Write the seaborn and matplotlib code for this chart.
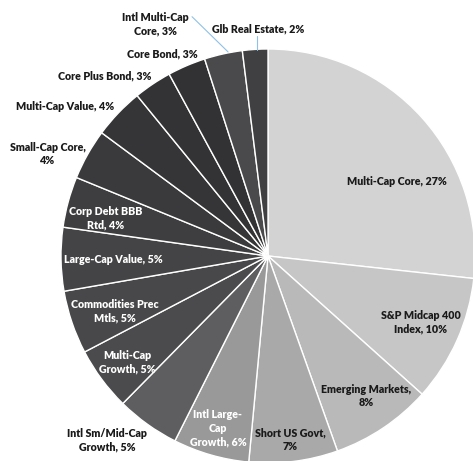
import matplotlib
matplotlib.use("Agg")
import matplotlib.pyplot as plt
import seaborn as sns

sns.set_theme(style="white")
plt.rcParams['font.family'] = ['Lato', 'DejaVu Sans']

categories = ["Multi-Cap Core", "S&P Midcap 400 Index", "Emerging Markets", "Short US Govt",
              "Intl Large-Cap Growth", "Intl Sm/Mid-Cap Growth", "Multi-Cap Growth",
              "Commodities Prec Mtls", "Large-Cap Value", "Corp Debt BBB Rtd", "Small-Cap Core",
              "Multi-Cap Value", "Core Plus Bond", "Core Bond", "Intl Multi-Cap Core", "Glb Real Estate"]
values = [27, 10, 8, 7, 6, 5, 5, 5, 5, 4, 4, 4, 3, 3, 3, 2]
label_texts = ["Multi-Cap Core, 27%", "S&P Midcap 400\nIndex, 10%", "Emerging Markets,\n8%",
               "Short US Govt,\n7%", "Intl Large-\nCap\nGrowth, 6%", "Intl Sm/Mid-Cap\nGrowth, 5%",
               "Multi-Cap\nGrowth, 5%", "Commodities Prec\nMtls, 5%", "Large-Cap Value, 5%",
               "Corp Debt BBB\nRtd, 4%", "Small-Cap Core,\n4%", "Multi-Cap Value, 4%",
               "Core Plus Bond, 3%", "Core Bond, 3%", "Intl Multi-Cap\nCore, 3%", "Glb Real Estate, 2%"]
colors = ["#d3d3d3", "#c6c6c6", "#b9b9b9", "#a9a9a9", "#999999", "#5e5e60", "#4b4b4d",
          "#48484a", "#444446", "#3e3e40", "#3a3a3c", "#353537", "#333335", "#323234",
          "#4a4a4c", "#404042"]
label_colors = ["#1a1a1a"] * 4 + ["white", "#1a1a1a", "white", "white", "white", "white"] + ["#1a1a1a"] * 6
label_pos = [(0.623, 0.362), (0.739, -0.319), (0.473, -0.676), (0.106, -0.889),
             (-0.242, -0.831), (-0.778, -0.889), (-0.681, -0.512), (-0.739, -0.266),
             (-0.749, -0.019), (-0.783, 0.184), (-1.063, 0.493), (-0.981, 0.720),
             (-0.787, 0.870), (-0.512, 0.976), (-0.546, 1.121), (-0.048, 1.097)]

fig = plt.figure(figsize=(4.73, 4.61), dpi=100)
ax = fig.add_axes([0, 0, 1, 1])
ax.pie(values, colors=colors, startangle=90, counterclock=False,
       wedgeprops=dict(edgecolor="white", linewidth=1.0), radius=1.0)
ax.set_xlim(-1.2947, 0.9903)
ax.set_ylim(-0.9903, 1.2367)
ax.set_aspect("equal")
ax.axis("off")

for txt, (x, y), c in zip(label_texts, label_pos, label_colors):
    ax.text(x, y, txt, ha="center", va="center", fontsize=7.7, fontweight="heavy",
            color=c, linespacing=1.3)

# leader lines
ax.plot([-0.367, -0.193], [1.156, 0.986], color="#8fc0e8", lw=0.8)
ax.plot([-0.053, -0.053], [1.063, 0.995], color="#8fc0e8", lw=0.8)

fig.savefig("out.png", dpi=100)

+===+

* [Exercise prompt]:
How many lines of the listing above include the word "matplotlib"? State the number and nothing else.

* [Answer to the exercise]:
4